Question

Two identical bricks of length L are piled one on top of the other on a table as shown in the figure. The maximum distance S the top brick can overhang the table with the system still balanced is:

• A. $\frac{1}{2}L$
• B. $\frac{3}{2}L$
• C. $\frac{3}{4}L$
• D. $\frac{7}{8}L$

Answer 1

Answer: (C)

$\frac{3}{4}L

Answer 2

To find the maximum distance S the top brick can overhang the table while the system remains balanced, we need to ensure that the center of mass (CM) of each part of the system is supported by the part below it. We work from top to bottom.

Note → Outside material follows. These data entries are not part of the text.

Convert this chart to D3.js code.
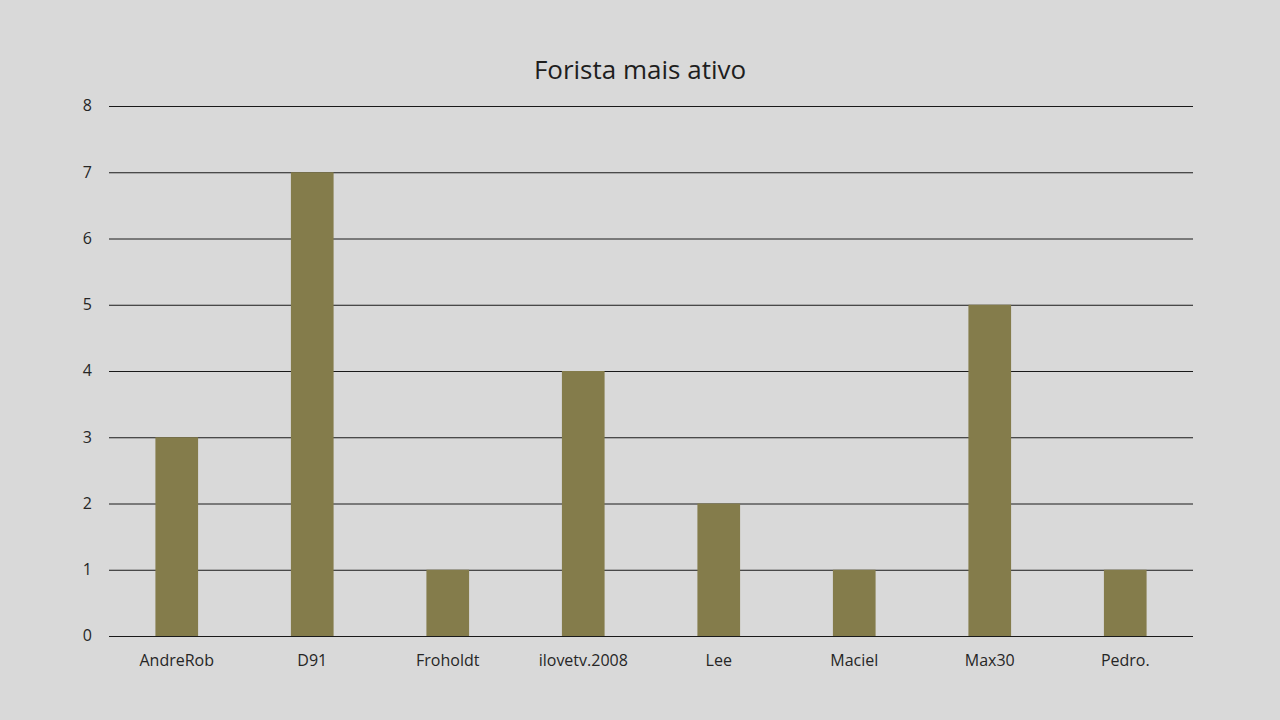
<!DOCTYPE html>
<html>
<head>
<meta charset="utf-8">
<script src="https://cdn.jsdelivr.net/npm/d3@7"></script>
<style>
  html, body { margin: 0; padding: 0; background: #d9d9d9; }
  svg { display: block; font-family: "Open Sans", "Noto Sans", sans-serif; }
</style>
</head>
<body>
<svg id="chart" width="1280" height="720"></svg>
<script>
// Posts per forum member
const categories = ["AndreRob", "D91", "Froholdt", "ilovetv.2008", "Lee", "Maciel", "Max30", "Pedro."];
const values = [3, 7, 1, 4, 2, 1, 5, 1];
const yTicks = [0, 1, 2, 3, 4, 5, 6, 7, 8];
const title = "Forista mais ativo";

const FONT = '"Open Sans", "Noto Sans", sans-serif';
const svg = d3.select("#chart");
const W = 1280, H = 720;
const plot = { left: 109, right: 1193, top: 106, bottom: 636 };

svg.append("rect").attr("width", W).attr("height", H).attr("fill", "#d9d9d9");

const x = d3.scaleBand()
  .domain(categories)
  .range([plot.left, plot.right])
  .paddingInner(0.685)
  .paddingOuter(0.3425);

const y = d3.scaleLinear().domain([0, 8]).range([plot.bottom, plot.top]);

// Horizontal gridlines with tick labels
const yAxis = d3.axisLeft(y)
  .tickValues(yTicks)
  .tickSize(-(plot.right - plot.left))
  .tickPadding(17)
  .tickFormat(d3.format("d"));

const gy = svg.append("g")
  .attr("transform", `translate(${plot.left},0)`)
  .call(yAxis)
  .attr("font-family", FONT)
  .attr("font-size", 16);
gy.select(".domain").remove();
gy.selectAll(".tick line").attr("stroke", "#1a1a1a").attr("stroke-width", 1);
gy.selectAll(".tick text").attr("fill", "#262626").attr("dy", "0.3em");

// Bars
svg.append("g")
  .selectAll("rect")
  .data(values)
  .join("rect")
  .attr("x", (d, i) => x(categories[i]))
  .attr("width", x.bandwidth())
  .attr("y", d => y(d))
  .attr("height", d => y(0) - y(d))
  .attr("fill", "#847c4b");

// Category labels
const xAxis = d3.axisBottom(x).tickSize(0).tickPadding(19);
const gx = svg.append("g")
  .attr("transform", `translate(0,${plot.bottom})`)
  .call(xAxis)
  .attr("font-family", FONT)
  .attr("font-size", 16);
gx.select(".domain").remove();
gx.selectAll(".tick text").attr("fill", "#262626");

// Title
svg.append("text")
  .attr("x", 640)
  .attr("y", 79)
  .attr("text-anchor", "middle")
  .attr("fill", "#1e1e1e")
  .attr("font-family", FONT)
  .attr("font-size", 26)
  .text(title);
</script>
</body>
</html>
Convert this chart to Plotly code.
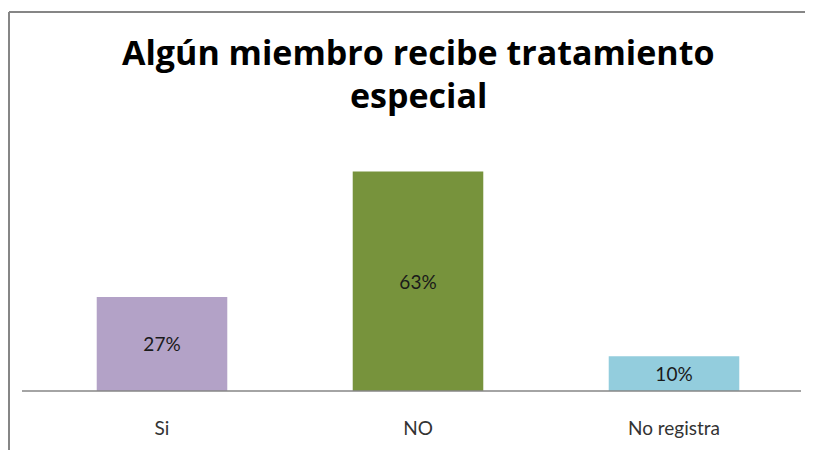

Let L be the length of each identical brick and m be the mass of each brick. The center of mass of a uniform brick is at its geometric center, i.e., L/2 from either end.

Step 1: Stability of the top brick (Brick 1) relative to the bottom brick (Brick 2). For the top brick to be stable on the bottom brick, its center of mass must lie over the supporting area of the bottom brick. To achieve the maximum possible overhang, the center of mass of the top brick must be exactly at the rightmost edge of the bottom brick. If the top brick's CM is at the right edge of the bottom brick, and its CM is L/2 from its own right end, then the top brick overhangs the bottom brick by a distance L/2. Let x_1 be the overhang of the top brick over the bottom brick. Maximum x_1 = L/2.

Step 2: Stability of the combined system (Brick 1 + Brick 2) relative to the table. Now, consider the system of the two bricks. For this combined system to be stable on the table, its overall center of mass must lie over the supporting area of the table. To maximize the total overhang S of the top brick over the table, the combined center of mass of the two bricks must be exactly at the rightmost edge of the table.

Let's set up a coordinate system with the rightmost edge of the table as the origin (x = 0). Let x_2 be the overhang of the bottom brick over the table. This means the rightmost end of the bottom brick (Brick 2) is at coordinate x = x_2.

• Position of CM of Brick 2: Since the bottom brick has length L, its center of mass is L/2 to the left of its right end. So, the coordinate of the CM of Brick 2 is x_{CM2} = x_2 - L/2.
• Position of CM of Brick 1: From Step 1, the CM of the top brick (Brick 1) is at the rightmost edge of the bottom brick (Brick 2). So, the coordinate of the CM of Brick 1 is x_{CM1} = x_2.

The combined center of mass of the two-brick system (x_{CM_system}) is given by: $x_{CM_{system}} = \frac{m \cdot x_{CM1} + m \cdot x_{CM2}}{m + m}$ $x_{CM_{system}} = \frac{m(x_2) + m(x_2 - L/2)}{2m}$ $x_{CM_{system}} = \frac{x_2 + x_2 - L/2}{2}$ $x_{CM_{system}} = \frac{2x_2 - L/2}{2}$

For maximum overhang, the combined CM must be at the table edge (x_{CM_system} = 0): $\frac{2x_2 - L/2}{2} = 0$ $2x_2 - L/2 = 0$ $2x_2 = L/2$ $x_2 = \frac{L}{4}$ This means the bottom brick overhangs the table by L/4.

Step 3: Calculate the total overhang S. The question asks for the maximum distance S the top brick can overhang the table. This is the coordinate of the rightmost end of the top brick relative to the table edge. The rightmost end of the top brick is L/2 to the right of its center of mass (x_{CM1}). So, the coordinate of the rightmost end of the top brick is x_{CM1} + L/2. Since x_{CM1} = x_2, the total overhang S is: $S = x_2 + \frac{L}{2}$ Substitute the value of x_2 = L/4: $S = \frac{L}{4} + \frac{L}{2}$ $S = \frac{L}{4} + \frac{2L}{4}$ $S = \frac{3L}{4}$

Thus, the maximum distance S the top brick can overhang the table is 3L/4.